MQM-P holds march to announce Muhajir Culture Day in February

By Zia Ur Rehman
December 25, 2020

Muttahida Qaumi Movement Pakistan’s senior leader Haider Abbas Rizvi reappeared on the city's political scene as he participated in ‘Muhajir Day peace walk’ on Thursday.

The rally, held under the banner of Nojawanan-e-Karachi, a youth group, started from Karimabad and culminated at the Mazar-e-Quaid. MQM-P leaders and workers showed up in a large number, while Dr Farooq Sattar, the head of his own faction of the MQM-P, and Dr Saleem Haider, a leader of the Muhajir Ittehad Tehreek, also participated in the rally.

However, the Pak Sarzameen Party and the Haqiqi faction of the MQM did not participate in the walk, confirmed the rally organisers. Dr Amir Liaquat Hussain, a Pakistan Tehreek-e-Insaf’s lawmaker in the Centre and a former leader of the MQM, set up a camp in support of the rally but did not participate in it.

Ahsan Qureshi, the rally’s organiser, said the main objective of holding the rally was to spread awareness about the upcoming “celebration of the Muhajir Culture Day that will be marked every year on the third Sunday of February” from now.
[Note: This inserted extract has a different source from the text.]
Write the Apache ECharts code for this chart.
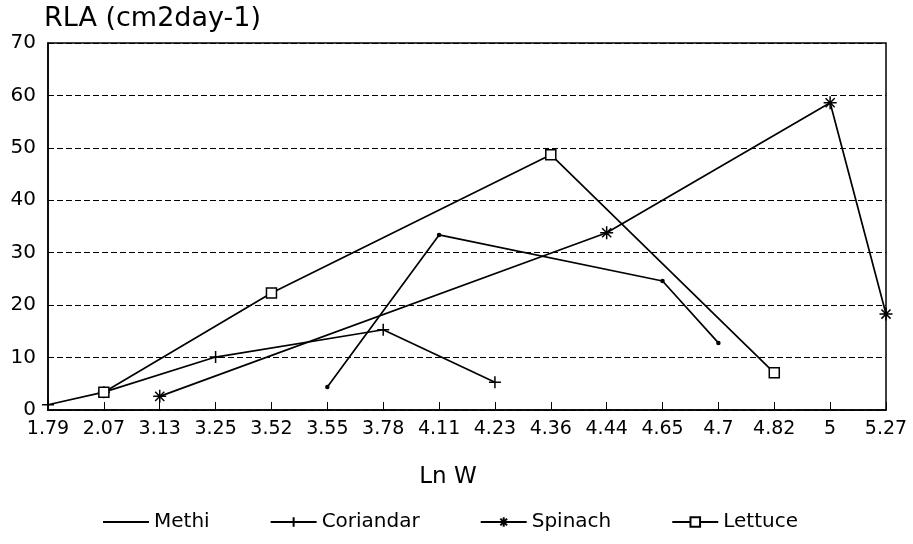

“Marking ‘Muhajir Cultural Day’ has mutually been decided by the MQM-P leaders, elders, intellectuals, students and professionals from the community,” Qureshi told The News. It is pertinent to mention here that various ethnic political parties, and cultural and community groups in Karachi regularly mark Sindhi, Pashtuns and Baloch cultural days every year.

Rivi’s homecoming

Rizvi, an MQM-P central leader and a former MNA, who returned to Pakistan last month after two years, also took part in the rally – a move that has been considered his re-entry into the city’s politics. Rizvi, who had been living in Canada and Dubai for the past couple of years, came to Pakistan in June 2018, but he had hastily left the country for Dubai after a few hours.

Speaking to the rally’s participants, the political figures maintained that their forefathers had to give up their regional languages for the sake of the land of Pakistan. “They left their belongings and crossed the border for the sake of Islam and Pakistan,” said a speaker, adding that the Muhajir community was proud of its history and identity. MQM-P leader Muhamamd Hussain was also present on the occasion.